Wednesday, January 16, 2008

The Pristine Surface

This morning I for some reason brushed my hair a little more attentively than usual and discovered that the crown of my head was highlighted with streaks of white latex paint.

I wasn't entirely surprised this had happened: every year right about this time, I become preoccupied with house-painting.

I suspect I develop this preoccupation because it's winter and because both girls have just been home from school for two weeks, and I've been spending a lot of time in the house — time that just happens to be mostly spent playing Candy Land and the Dora Memory Game for hours. Now, I like playing Candy Land just as much as the next mom, but you know, sometimes your mind... wanders. You stare off into space. And since I'm usually sitting on the floor while this is going on it's really easy to start noticing the way that all the woodwork in the house is covered with fingerprints, crayon, dog nose smears from the owners two before us, floor stain from the sloppy job the owners before us did of refinishing only one third of the floors in the house, etc. It's only a matter of time before I pick up a brush.

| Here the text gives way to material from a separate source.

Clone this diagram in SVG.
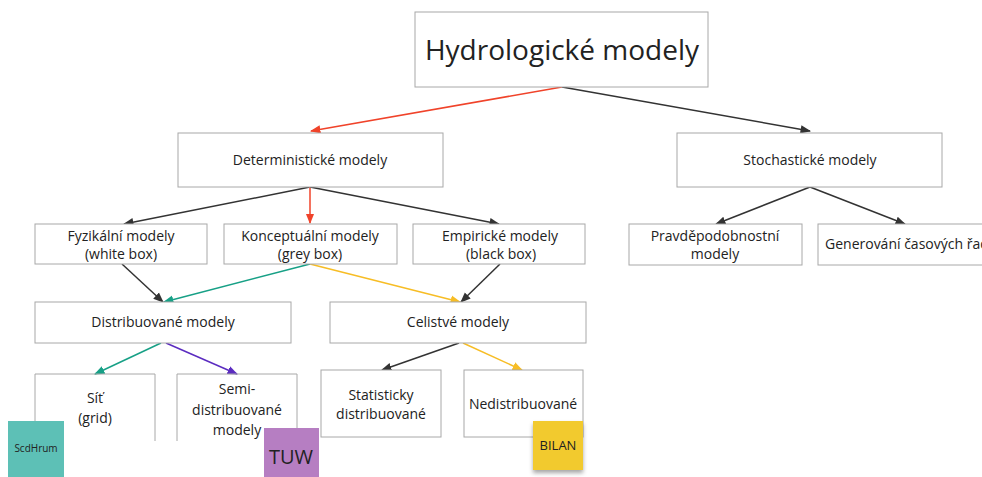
<svg xmlns="http://www.w3.org/2000/svg" width="982" height="477" viewBox="0 0 982 477">
<style>
.box{fill:#fff;stroke:#a8a8a8;stroke-width:1}
.open{fill:none;stroke:#a8a8a8;stroke-width:1}
text{font-family:"Open Sans","Noto Sans",sans-serif;fill:#222;text-anchor:middle}
.t{font-size:14px}
.big{font-size:28px}
.c{fill:none;stroke-width:1.5}
.k{stroke:#333}
.r{stroke:#f0432a}
.g{stroke:#17a086}
.y{stroke:#f7bd25}
.p{stroke:#5b2cc0}
</style>
<defs>
<marker id="ak" viewBox="0 0 10 10" refX="9" refY="5" markerWidth="7" markerHeight="7" orient="auto"><path d="M0,1L10,5L0,9z" fill="#333"/></marker>
<marker id="ar" viewBox="0 0 10 10" refX="9" refY="5" markerWidth="7" markerHeight="7" orient="auto"><path d="M0,1L10,5L0,9z" fill="#f0432a"/></marker>
<marker id="ag" viewBox="0 0 10 10" refX="9" refY="5" markerWidth="7" markerHeight="7" orient="auto"><path d="M0,1L10,5L0,9z" fill="#17a086"/></marker>
<marker id="ay" viewBox="0 0 10 10" refX="9" refY="5" markerWidth="7" markerHeight="7" orient="auto"><path d="M0,1L10,5L0,9z" fill="#f7bd25"/></marker>
<marker id="ap" viewBox="0 0 10 10" refX="9" refY="5" markerWidth="7" markerHeight="7" orient="auto"><path d="M0,1L10,5L0,9z" fill="#5b2cc0"/></marker>
<filter id="sh" x="-20%" y="-20%" width="140%" height="150%"><feDropShadow dx="0" dy="3" stdDeviation="2" flood-color="#000" flood-opacity="0.35"/></filter>
</defs>
<rect width="982" height="477" fill="#fff"/>

<g id="connectors">
<line class="c r" x1="562" y1="87" x2="311" y2="131" marker-end="url(#ar)"/>
<line class="c k" x1="562" y1="87" x2="810" y2="131" marker-end="url(#ak)"/>
<line class="c k" x1="310" y1="187" x2="124" y2="224" marker-end="url(#ak)"/>
<line class="c r" x1="310" y1="187" x2="310" y2="223" marker-end="url(#ar)"/>
<line class="c k" x1="310" y1="187" x2="499" y2="224" marker-end="url(#ak)"/>
<line class="c k" x1="810" y1="187" x2="716" y2="224" marker-end="url(#ak)"/>
<line class="c k" x1="810" y1="187" x2="905" y2="224" marker-end="url(#ak)"/>
<line class="c k" x1="122" y1="264" x2="163" y2="302" marker-end="url(#ak)"/>
<line class="c g" x1="310" y1="264" x2="164" y2="302" marker-end="url(#ag)"/>
<line class="c y" x1="310" y1="264" x2="460" y2="302" marker-end="url(#ay)"/>
<line class="c k" x1="500" y1="264" x2="461" y2="302" marker-end="url(#ak)"/>
<line class="c g" x1="161" y1="343" x2="95" y2="374" marker-end="url(#ag)"/>
<line class="c p" x1="166" y1="343" x2="237" y2="374" marker-end="url(#ap)"/>
<line class="c k" x1="459" y1="343" x2="382" y2="370" marker-end="url(#ak)"/>
<line class="c y" x1="463" y1="343" x2="522" y2="370" marker-end="url(#ay)"/>
</g>

<g id="hydro"><rect class="box" x="415" y="12" width="293" height="75"/><text class="big" x="562" y="60">Hydrologické modely</text></g>
<g id="determ"><rect class="box" x="178" y="133" width="265" height="54"/><text class="t" x="310" y="165">Deterministické modely</text></g>
<g id="stoch"><rect class="box" x="677" y="133" width="265" height="54"/><text class="t" x="810" y="165">Stochastické modely</text></g>

<g id="fyz"><rect class="box" x="35" y="224" width="172" height="40"/><text class="t" x="121" y="241">Fyzikální modely</text><text class="t" x="121" y="259">(white box)</text></g>
<g id="konc"><rect class="box" x="224" y="224" width="173" height="40"/><text class="t" x="310" y="241">Konceptuální modely</text><text class="t" x="310" y="259">(grey box)</text></g>
<g id="emp"><rect class="box" x="413" y="224" width="172" height="40"/><text class="t" x="500" y="241">Empirické modely</text><text class="t" x="501" y="259">(black box)</text></g>
<g id="prav"><rect class="box" x="629" y="224" width="173" height="41"/><text class="t" x="715" y="241">Pravděpodobnostní</text><text class="t" x="715" y="259">modely</text></g>
<g id="gen"><rect class="box" x="818" y="224" width="170" height="41"/><text class="t" x="825" y="249" style="text-anchor:start">Generování časových řad</text></g>

<g id="distr"><rect class="box" x="35" y="302" width="256" height="41"/><text class="t" x="163" y="327">Distribuované modely</text></g>
<g id="celist"><rect class="box" x="330" y="302" width="256" height="41"/><text class="t" x="458" y="327">Celistvé modely</text></g>

<g id="sit"><path class="open" d="M35,441V374H155V441"/><text class="t" x="95" y="403">Síť</text><text class="t" x="95" y="423">(grid)</text></g>
<g id="semi"><path class="open" d="M177,441V374H297V441"/><text class="t" x="237" y="394">Semi-</text><text class="t" x="237" y="415">distribuované</text><text class="t" x="237" y="435">modely</text></g>
<g id="stat"><rect class="box" x="321" y="370" width="120" height="67"/><text class="t" x="381" y="400">Statisticky</text><text class="t" x="381" y="419">distribuované</text></g>
<g id="nedis"><rect class="box" x="464" y="370" width="119" height="67"/><text class="t" x="523" y="409">Nedistribuované</text></g>

<g id="scdhrum"><rect x="8" y="421" width="56" height="56" fill="#5dc0b6"/><text x="36" y="452" style="font-size:10px">ScdHrum</text></g>
<g id="tuw"><rect x="264" y="428" width="55" height="49" fill="#b67ec2"/><text x="291" y="464" style="font-size:20px">TUW</text></g>
<g id="bilan"><rect x="533" y="421" width="50" height="49" fill="#f2ca2f" filter="url(#sh)"/><text x="558" y="450" style="font-size:13px">BILAN</text></g>
</svg>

But the thing about painting is... once you paint the woodwork, it highlights how grubby the walls are. And if you start down that obsessive path (which I have not, not yet), then you notice how shabby everything that furnishes the room is. Oh yeah, and all those brass door knobs! They'd look tons better without dingy paint (in layers: from that 1940s-era, arsenic-like green, to pink, to gray to white) all over them.

Oh, the concept of the pristine surface! Say what we might, it can suck us all in!

The woodwork in our house is as covered with "dings" as the door panels of somebody's mistreated beater car. As I slap the refreshing coat of latex atop it, I think to myself that if I really want to do the job right, I should be sanding first. I should be slathering on spackle. I should...

What does this have to do with anything?

Two days ago, I frittered away my single free hour online uncovering what'd become of former college chums, in the process demoralizing myself with thoughts of how successful they were and how little they had aged.

I love the technological advances the internet has given us, and no way do I want to turn the clock back. But it's so easy for me to forget that what the internet is best at is selling... whether what it's selling is a thing, a person or a place.

That pristine surface: I suppose if you googled me, I might even seem to have one.

So... in the service of full disclosure...

That was not white paint. It was gray hair.

1 comment:

jesswynne said...

Yes, you too are shiny on the Internets...

I keep encouraging (through half-hearted visualization) my white (they're white, not grey) hair to grow in in a nice streak from one side of my forehead; it's sort of doing that. Sort of. Not really.